An HDG method with orthogonal projections in facet integrals

TL;DR

This paper introduces a novel HDG method for second-order elliptic problems that incorporates $L^2$-orthogonal projections into facet integrals, achieving optimal convergence and superconvergence for scalar variables.

Contribution

The paper develops a new HDG formulation using orthogonal projections in facet integrals, enabling superconvergence without postprocessing.

Findings

Optimal convergence rates for all variables with polynomial degrees $k+l$, $k+1$, and $k$.

Superconvergence for scalar variables achieved without postprocessing.
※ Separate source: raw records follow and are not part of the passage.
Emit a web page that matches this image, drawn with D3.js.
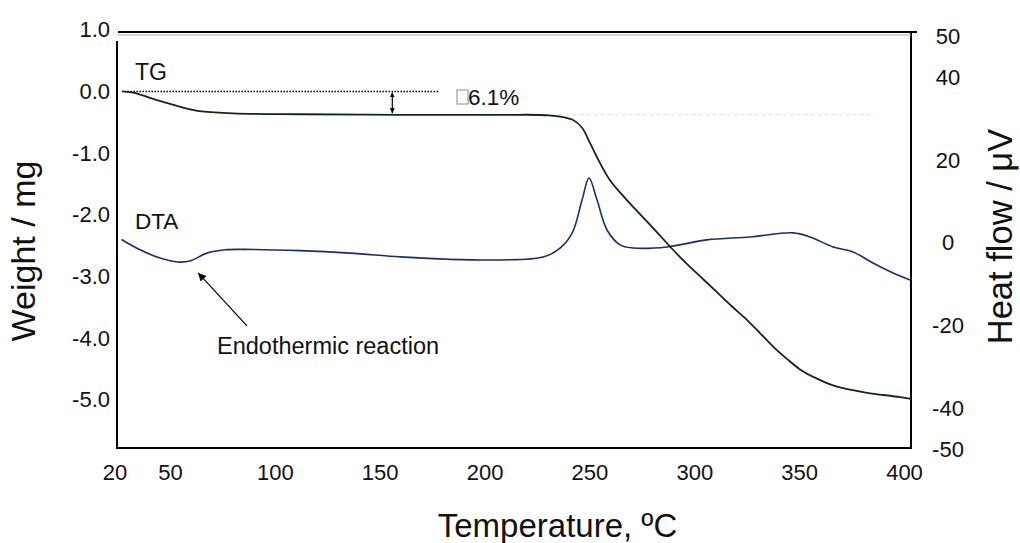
<!DOCTYPE html>
<html>
<head>
<meta charset="utf-8">
<script src="https://cdn.jsdelivr.net/npm/d3@7"></script>
<style>
  body { margin: 0; background: #fff; }
  text { font-family: "Liberation Sans", Arial, sans-serif; fill: #111; }
</style>
</head>
<body>
<div id="graphic"></div>
<script>
// TG / DTA curves

// tick labels
const tempTicks = [20, 50, 100, 150, 200, 250, 300, 350, 400];
const weightTicks = [1.0, 0.0, -1.0, -2.0, -3.0, -4.0, -5.0];
const flowTicks = [50, 40, 20, 0, -20, -40, -50];

// TG : temperature (°C) and weight (mg)
const tgTemp = [24, 30, 43, 55, 64, 80, 112, 160, 207, 231, 242, 246.5, 250.3, 255, 259.8, 267, 274.1, 281.3, 288.5, 295.6, 302.8, 310.9, 318, 325.2, 331.3, 337.6, 344.2, 350.4, 358.5, 366.2, 374.3, 382.4, 398.1, 403.3];
const tgWeight = [0.0, -0.02, -0.14, -0.25, -0.32, -0.355, -0.37, -0.38, -0.38, -0.39, -0.46, -0.59, -0.84, -1.16, -1.44, -1.73, -1.99, -2.25, -2.52, -2.77, -3.0, -3.26, -3.49, -3.71, -3.92, -4.14, -4.34, -4.51, -4.66, -4.77, -4.84, -4.89, -4.96, -4.99];

// DTA : temperature (°C) and heat flow (µV)
const dtaTemp = [23.8, 33.8, 44.6, 53.8, 59.5, 67.6, 76.2, 85.8, 112, 135.8, 159.7, 183.5, 207.4, 227.9, 236, 241.8, 246.5, 249.8, 253.6, 258.4, 264.6, 270.8, 287, 306, 326.6, 347.1, 355.2, 366.2, 375.7, 385.2, 394.8, 403];
const dtaFlow = [0.8, -1.7, -3.7, -4.65, -4.4, -2.5, -1.7, -1.6, -1.9, -2.5, -3.4, -4.0, -4.15, -3.45, -1.3, 2.4, 10.4, 15.7, 10.4, 3.1, -0.5, -1.25, -1.0, 0.7, 1.4, 2.4, 1.4, -1.0, -2.2, -4.9, -7.3, -9.0];

const massLoss = -0.37;   // plateau after dehydration
const lossLabel = "6.1%";

let largeur = 1020, hauteur = 543;
let cadre = {left: 117, right: 911, top: 32, bottom: 448};

let svg = d3.select("#graphic")
  .append("svg")
  .attr("width", largeur)
  .attr("height", hauteur);

// scales
let x = d3.scaleLinear().domain([20, 50, 400]).range([114.5, 170, 904]);
let yW = d3.scaleLinear().domain([-5.8, 1.0]).range([448.9, 29.8]);
let yH = d3.scaleLinear().domain([-50, 50]).range([449.3, 36.3]);

// frame
let fr = svg.append("g").attr("stroke", "#000").attr("stroke-width", 2);
fr.append("line").attr("x1", cadre.left).attr("x2", cadre.left).attr("y1", cadre.top + 9).attr("y2", cadre.bottom + 1);
fr.append("line").attr("x1", cadre.left).attr("x2", cadre.right + 1).attr("y1", cadre.bottom).attr("y2", cadre.bottom);
fr.append("line").attr("x1", cadre.right).attr("x2", cadre.right).attr("y1", cadre.top).attr("y2", cadre.bottom + 1);
fr.append("line").attr("x1", cadre.left + 1).attr("x2", cadre.right + 6).attr("y1", cadre.top).attr("y2", cadre.top);
svg.append("line")
  .attr("x1", cadre.left + 1).attr("x2", cadre.right)
  .attr("y1", cadre.top + 3).attr("y2", cadre.top + 3)
  .attr("stroke", "#b0b0b0").attr("stroke-width", 1);

// axes
function styleAxis(g, size) {
  g.select(".domain").remove();
  g.attr("font-size", size).attr("font-family", '"Liberation Sans", Arial, sans-serif');
  g.selectAll("text").attr("fill", "#111");
}

svg.append("g")
  .attr("transform", `translate(${cadre.left},0)`)
  .call(d3.axisLeft(yW).tickValues(weightTicks).tickFormat(d => d.toFixed(1)).tickSize(0).tickPadding(7))
  .call(g => styleAxis(g, 22));

svg.append("g")
  .attr("transform", `translate(0,${cadre.bottom})`)
  .call(d3.axisBottom(x).tickValues(tempTicks).tickFormat(d => String(d)).tickSize(0).tickPadding(16))
  .call(g => styleAxis(g, 22));

svg.append("g")
  .attr("transform", `translate(${cadre.right},0)`)
  .call(d3.axisRight(yH).tickValues(flowTicks).tickFormat(d => String(d)).tickSize(0).tickPadding(37))
  .call(g => { styleAxis(g, 22); g.selectAll("text").attr("text-anchor", "middle"); });

// axis titles
svg.append("text")
  .attr("x", 557.5).attr("y", 537)
  .attr("text-anchor", "middle").attr("font-size", 33)
  .text("Temperature, ºC");

svg.append("text")
  .attr("transform", "translate(35,251) rotate(-90)")
  .attr("text-anchor", "middle").attr("font-size", 34)
  .text("Weight / mg");

svg.append("text")
  .attr("transform", "translate(1012,236.5) rotate(-90)")
  .attr("text-anchor", "middle").attr("font-size", 34.5)
  .text("Heat flow / μV");

// faint grid remnant at the plateau
svg.append("line")
  .attr("x1", x(232)).attr("x2", x(386))
  .attr("y1", yW(-0.38)).attr("y2", yW(-0.38))
  .attr("stroke", "#dcdcdc").attr("stroke-width", 1)
  .attr("stroke-dasharray", "4,3");

// curves
let tgData = tgTemp.map((t, i) => ({t: t, v: tgWeight[i]}));
let dtaData = dtaTemp.map((t, i) => ({t: t, v: dtaFlow[i]}));

let lineTG = d3.line().x(d => x(d.t)).y(d => yW(d.v)).curve(d3.curveCatmullRom.alpha(0.5));
let lineDTA = d3.line().x(d => x(d.t)).y(d => yH(d.v)).curve(d3.curveCatmullRom.alpha(0.5));

svg.append("path").datum(dtaData)
  .attr("d", lineDTA)
  .attr("fill", "none").attr("stroke", "#1b2d6b").attr("stroke-width", 1.6);

svg.append("path").datum(tgData)
  .attr("d", lineTG)
  .attr("fill", "none").attr("stroke", "#102a12").attr("stroke-width", 1.8);

// markers
let defs = svg.append("defs");
defs.append("marker")
  .attr("id", "pointe").attr("viewBox", "0 0 10 10")
  .attr("refX", 10).attr("refY", 5)
  .attr("markerWidth", 12).attr("markerHeight", 8)
  .attr("markerUnits", "userSpaceOnUse")
  .attr("orient", "auto-start-reverse")
  .append("path").attr("d", "M0,0L10,5L0,10z").attr("fill", "#000");
defs.append("marker")
  .attr("id", "petite").attr("viewBox", "0 0 10 10")
  .attr("refX", 10).attr("refY", 5)
  .attr("markerWidth", 5).attr("markerHeight", 6)
  .attr("markerUnits", "userSpaceOnUse")
  .attr("orient", "auto-start-reverse")
  .append("path").attr("d", "M0,0L10,5L0,10z").attr("fill", "#000");

// 0.0 reference line and mass loss
svg.append("line")
  .attr("x1", x(27)).attr("x2", x(178))
  .attr("y1", yW(0)).attr("y2", yW(0))
  .attr("stroke", "#000").attr("stroke-width", 1.6)
  .attr("stroke-dasharray", "1.5,1.5");

svg.append("line")
  .attr("x1", x(156)).attr("x2", x(156))
  .attr("y1", yW(0) + 1).attr("y2", yW(massLoss) - 1)
  .attr("stroke", "#000").attr("stroke-width", 1.2)
  .attr("marker-start", "url(#petite)")
  .attr("marker-end", "url(#petite)");

svg.append("rect")
  .attr("x", 457).attr("y", 90).attr("width", 11).attr("height", 14)
  .attr("fill", "none").attr("stroke", "#8a8a8a").attr("stroke-width", 1);
svg.append("text")
  .attr("x", 468).attr("y", 105).attr("font-size", 22.5)
  .text(lossLabel);

// curve labels
svg.append("text").attr("x", 135).attr("y", 80).attr("font-size", 23).text("TG");
svg.append("text").attr("x", 135).attr("y", 229).attr("font-size", 22.5).text("DTA");

// endothermic annotation
svg.append("line")
  .attr("x1", x(86.7)).attr("y1", yH(-20.1))
  .attr("x2", x(63.4)).attr("y2", yH(-7.3))
  .attr("stroke", "#000").attr("stroke-width", 1.2)
  .attr("marker-end", "url(#pointe)");
svg.append("text")
  .attr("x", 217).attr("y", 354).attr("font-size", 23.5)
  .text("Endothermic reaction");
</script>
</body>
</html>
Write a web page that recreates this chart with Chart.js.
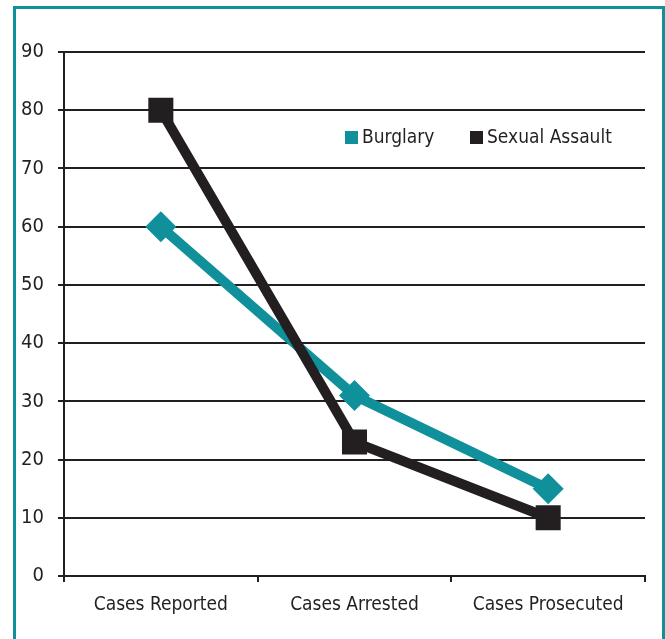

Numerical results confirm theoretical convergence and superconvergence properties.

Abstract

We propose and analyze a new hybridizable discontinuous Galerkin (HDG) method for second-order elliptic problems. Our method is obtained by inserting the $L^2$-orthogonal projection onto the approximate space for a numerical trace into all facet integrals in the usual HDG formulation. The orders of convergence for all variables are optimal if we use polynomials of degree $k+l$, $k+1$ and $k$, where $k$ and $l$ are any non-negative integers, to approximate the vector, scalar and trace variables, which implies that our method can achieve superconvergence for the scalar variable without postprocessing. Numerical results are presented to verify the theoretical results.